Interior of Jameh Musjid at Mandu
Photographer: Deen Dayal, Lala (1844-1905)
Medium: Photographic print
Photograph of the interior of the Jami Masjid at Mandu in Madhya Pradesh, taken by Lala Deen Dayal in 1882. The Jami Masjid or mosque was begun by Hoshang Shah (ruled 1405 -1435) and completed by Mahmud Shah I Khalji (ruled 1436-1469). It is a monumental building reputedly modelled on the Great Mosque at Damascus and is rectangular in plan with domed colonnades surrounding a central Great Courtyard. This is a view of the colonnade along the western wall and shows a series of austere pointed arches on plain pillars, in contrast to the beautiful minbar (pulpit) at left, an adaptation of a Hindu chhatri resting on a stepped platform. Hoshang Shah Ghuri (ruled 1405 -1435) was the second of the Sultans of Malwa, who ruled Mandu between 1401 and 1531. They renamed Mandu 'Shadiabad' (City of Joy) and built palaces, mosques and tombs amid the gardens, lakes and woodland within its walls.

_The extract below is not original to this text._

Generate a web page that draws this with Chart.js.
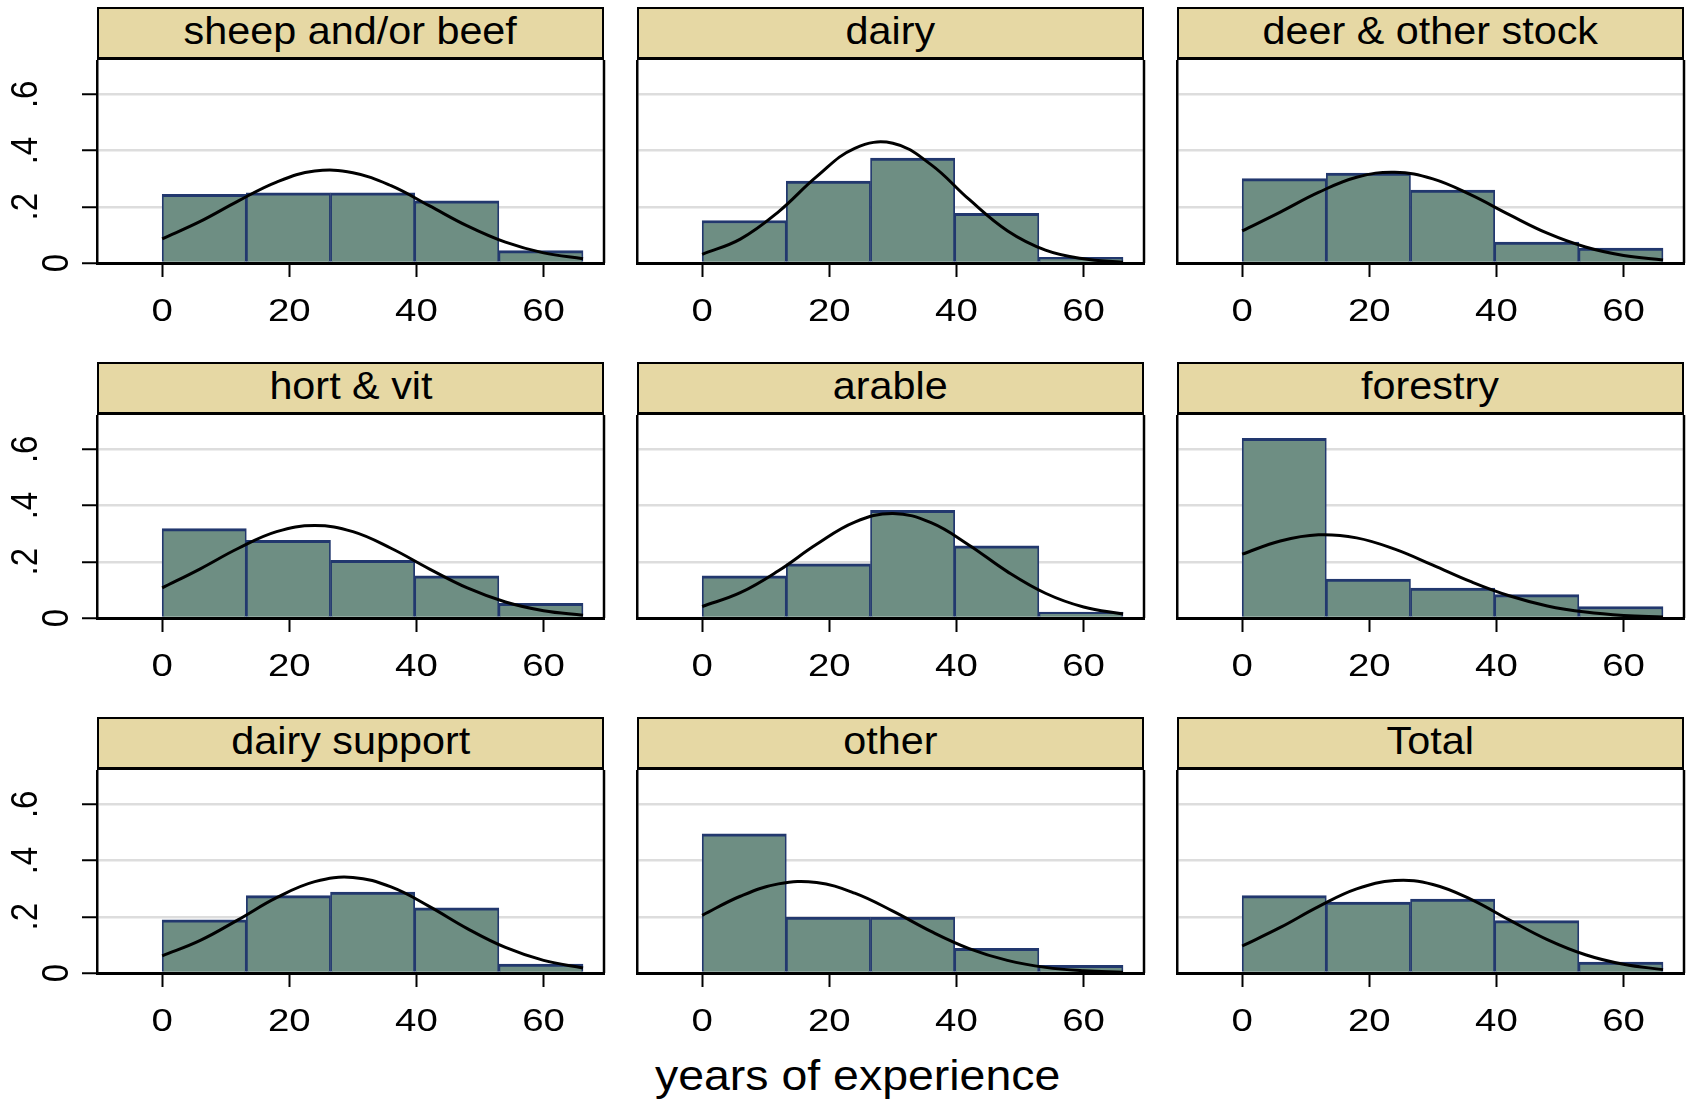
<!DOCTYPE html>
<html>
<head>
<meta charset="utf-8">
<title>Years of experience by farm type</title>
<script src="https://cdn.jsdelivr.net/npm/chart.js@4.4.1/dist/chart.umd.min.js"></script>
<style type="text/css">
	body { margin: 0; background: #fff; width: 1688px; height: 1100px; position: relative; overflow: hidden; }
	.hdr {
		position: absolute; box-sizing: border-box; height: 53px;
		border: 2px solid #000; border-bottom-width: 3px;
		background: #E6D8A4; color: #000; text-align: center;
		font-family: "Liberation Sans", Arial, sans-serif; font-size: 39px; line-height: 44px;
		white-space: nowrap;
	}
	.hdr span, .xtitle span { display: inline-block; transform-origin: center; }
	.hdr span { transform: scaleX(1.06); }
	.xtitle {
		position: absolute; left: 558px; width: 600px; top: 1050px; text-align: center;
		font-family: "Liberation Sans", Arial, sans-serif; font-size: 43px; line-height: 50px; color: #000;
	}
	.xtitle span { transform: scaleX(1.08); }
	canvas { position: absolute; }
</style>
</head>
<body>

<div class="xtitle"><span>years of experience</span></div>

<script type="text/javascript">

	// panels, in reading order
	var categories = ['sheep and/or beef', 'dairy', 'deer & other stock',
		'hort & vit', 'arable', 'forestry',
		'dairy support', 'other', 'Total'];

	// histogram bins (years), 5 bins over 0..66.2
	var binStarts = [0, 13.24, 26.48, 39.72, 52.96];
	var binWidth = 13.24;

	// fraction of respondents in each bin
	var sheepBeef    = [0.244, 0.250, 0.250, 0.221, 0.044];
	var dairy        = [0.151, 0.291, 0.373, 0.177, 0.020];
	var deerOther    = [0.300, 0.320, 0.259, 0.074, 0.053];
	var hortVit      = [0.318, 0.276, 0.205, 0.150, 0.052];
	var arable       = [0.150, 0.193, 0.383, 0.257, 0.021];
	var forestry     = [0.639, 0.138, 0.106, 0.083, 0.041];
	var dairySupport = [0.189, 0.275, 0.288, 0.232, 0.032];
	var other        = [0.495, 0.199, 0.199, 0.088, 0.027];
	var total        = [0.275, 0.252, 0.263, 0.186, 0.039];

	// normal curve at these x positions
	var curveX = [0, 6, 12, 18, 24, 30, 36, 42, 48, 54, 60, 66.2];
	var sheepBeefCurve    = [0.086, 0.148, 0.221, 0.288, 0.327, 0.321, 0.275, 0.204, 0.132, 0.074, 0.036, 0.015];
	var dairyCurve        = [0.031, 0.085, 0.182, 0.307, 0.408, 0.426, 0.350, 0.226, 0.115, 0.046, 0.015, 0.003];
	var deerOtherCurve    = [0.114, 0.181, 0.251, 0.305, 0.323, 0.299, 0.242, 0.172, 0.106, 0.057, 0.027, 0.011];
	var hortVitCurve      = [0.107, 0.175, 0.248, 0.307, 0.329, 0.307, 0.248, 0.175, 0.107, 0.057, 0.026, 0.010];
	var arableCurve       = [0.041, 0.090, 0.168, 0.262, 0.341, 0.372, 0.339, 0.259, 0.165, 0.088, 0.039, 0.014];
	var forestryCurve     = [0.227, 0.274, 0.296, 0.285, 0.245, 0.188, 0.129, 0.079, 0.043, 0.021, 0.009, 0.004];
	var dairySupportCurve = [0.061, 0.116, 0.190, 0.268, 0.325, 0.340, 0.306, 0.237, 0.158, 0.091, 0.045, 0.018];
	var otherCurve        = [0.205, 0.273, 0.317, 0.322, 0.284, 0.220, 0.148, 0.087, 0.045, 0.020, 0.008, 0.003];
	var totalCurve        = [0.096, 0.162, 0.236, 0.299, 0.329, 0.315, 0.262, 0.189, 0.119, 0.065, 0.031, 0.012];

	var xTicks = [0, 20, 40, 60];
	var xTickLabels = ['0', '20', '40', '60'];
	var yTicks = [0, 0.2, 0.4, 0.6];
	var yTickLabels = ['0', '.2', '.4', '.6'];

	var fractions = [sheepBeef, dairy, deerOther, hortVit, arable, forestry, dairySupport, other, total];
	var curves = [sheepBeefCurve, dairyCurve, deerOtherCurve, hortVitCurve, arableCurve, forestryCurve,
		dairySupportCurve, otherCurve, totalCurve];

	var FONT = '"Liberation Sans", Arial, sans-serif';
	var colLeft = [97, 637, 1177];
	var plotW = 507, plotH = 203, canvasH = 300;

	// right edge of the plot box + x tick labels (the original text is a bit wide)
	var framePlugin = {
		id: 'frame',
		afterDraw: function(chart) {
			var a = chart.chartArea, ctx = chart.ctx, xs = chart.scales.x;
			ctx.save();
			ctx.strokeStyle = '#000';
			ctx.lineWidth = 2.5;
			ctx.beginPath();
			ctx.moveTo(a.right, a.top);
			ctx.lineTo(a.right, a.bottom);
			ctx.stroke();
			ctx.restore();

			for (var k = 0; k < xTicks.length; k++) {
				ctx.save();
				ctx.translate(xs.getPixelForValue(xTicks[k]), a.bottom + 58);
				ctx.scale(1.2, 1);
				ctx.font = '32px ' + FONT;
				ctx.fillStyle = '#000';
				ctx.textAlign = 'center';
				ctx.textBaseline = 'alphabetic';
				ctx.fillText(xTickLabels[k], 0, 0);
				ctx.restore();
			}
		}
	};

	// y labels, rotated like the original
	var yLabelPlugin = {
		id: 'ylabels',
		afterDraw: function(chart) {
			var ys = chart.scales.y, ctx = chart.ctx;
			for (var k = 0; k < yTicks.length; k++) {
				var py = ys.getPixelForValue(yTicks[k]);
				var bx = chart.chartArea.left - (yTicks[k] === 0 ? 29 : 60);
				ctx.save();
				ctx.translate(bx, py);
				ctx.rotate(-Math.PI / 2);
				ctx.scale(1, 1.13);
				ctx.font = '33px ' + FONT;
				ctx.fillStyle = '#000';
				ctx.textAlign = 'center';
				ctx.textBaseline = 'alphabetic';
				ctx.fillText(yTickLabels[k], 0, 0);
				ctx.restore();
			}
		}
	};

	function makePanel(i) {
		var r = Math.floor(i / 3), c = i % 3;
		var left = colLeft[c];
		var headerTop = 7 + r * 355;

		var hdr = document.createElement('div');
		hdr.className = 'hdr';
		hdr.style.left = left + 'px';
		hdr.style.top = headerTop + 'px';
		hdr.style.width = plotW + 'px';
		var txt = document.createElement('span');
		txt.textContent = categories[i];
		hdr.appendChild(txt);
		document.body.appendChild(hdr);

		var padL = (c === 0) ? 97 : 20;
		var yW = (c === 0) ? 15 : 0;
		var canvas = document.createElement('canvas');
		canvas.width = padL + plotW + 3;
		canvas.height = canvasH;
		canvas.style.left = (left - padL) + 'px';
		canvas.style.top = (headerTop + 53) + 'px';
		document.body.appendChild(canvas);

		var barData = [];
		for (var k = 0; k < binStarts.length; k++) {
			barData.push({ x: binStarts[k] + binWidth / 2, y: fractions[i][k] });
		}
		var lineData = [];
		for (var k = 0; k < curveX.length; k++) {
			lineData.push({ x: curveX[k], y: curves[i][k] });
		}

		new Chart(canvas.getContext('2d'), {
			type: 'bar',
			data: {
				datasets: [
					{
						type: 'line',
						data: lineData,
						borderColor: '#000',
						borderWidth: 3,
						pointRadius: 0,
						tension: 0.4,
						fill: false,
						order: 0
					},
					{
						type: 'bar',
						data: barData,
						backgroundColor: '#6E8E83',
						borderColor: '#22386E',
						borderWidth: { top: 3, left: 1.75, right: 1.75, bottom: 0 },
						barPercentage: 1,
						categoryPercentage: 1,
						order: 1
					}
				]
			},
			options: {
				responsive: false,
				animation: false,
				events: [],
				layout: { padding: { left: padL - yW, right: 3, top: 0, bottom: 0 } },
				plugins: { legend: { display: false }, tooltip: { enabled: false } },
				scales: {
					x: {
						type: 'linear',
						min: -10.25,
						max: 69.5,
						offset: false,
						afterBuildTicks: function(s) { s.ticks = xTicks.map(function(v) { return { value: v }; }); },
						afterFit: function(s) { s.height = canvasH - plotH; },
						grid: { display: true, offset: false, drawOnChartArea: false, drawTicks: true,
							tickLength: 14, tickColor: '#000', tickWidth: 2 },
						border: { display: true, color: '#000', width: 3 },
						ticks: { display: false }
					},
					y: {
						type: 'linear',
						min: 0,
						max: 0.722,
						afterBuildTicks: function(s) { s.ticks = yTicks.map(function(v) { return { value: v }; }); },
						afterFit: function(s) { s.width = yW; },
						grid: { color: '#DDDDDD', lineWidth: 2.5, drawTicks: c === 0,
							tickLength: 15, tickColor: '#000', tickWidth: 2 },
						border: { display: true, color: '#000', width: 2.5 },
						ticks: { display: false }
					}
				}
			},
			plugins: c === 0 ? [framePlugin, yLabelPlugin] : [framePlugin]
		});
	}

	for (var i = 0; i < categories.length; i++) {
		makePanel(i);
	}

</script>

</body>
</html>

Most of the remaining buildings date from this period and constitute an important provincial style of Islamic architecture believed to have influenced later Mughal architecture at Agra and Delhi. The mosque is one of the best examples of this style. The photograph is from an album containing
architectural and landscape studies of various sites in Central India. The majority of the photographs were taken by Deen Dayal while on tour with Sir Lepel Griffin (1838-1908), who served as Resident at Indore and Agent to the Governor-General of Central India between 1881 and 1888. Many are reproduced in autotype in his ‘Famous Monuments of Central India’ (London, 1886). The album was formerly in the collection of Sir William Lee-Warner (1846-1912), who served in the Indian Civil Service and was a Member of the Council of India between 1902 and 1912.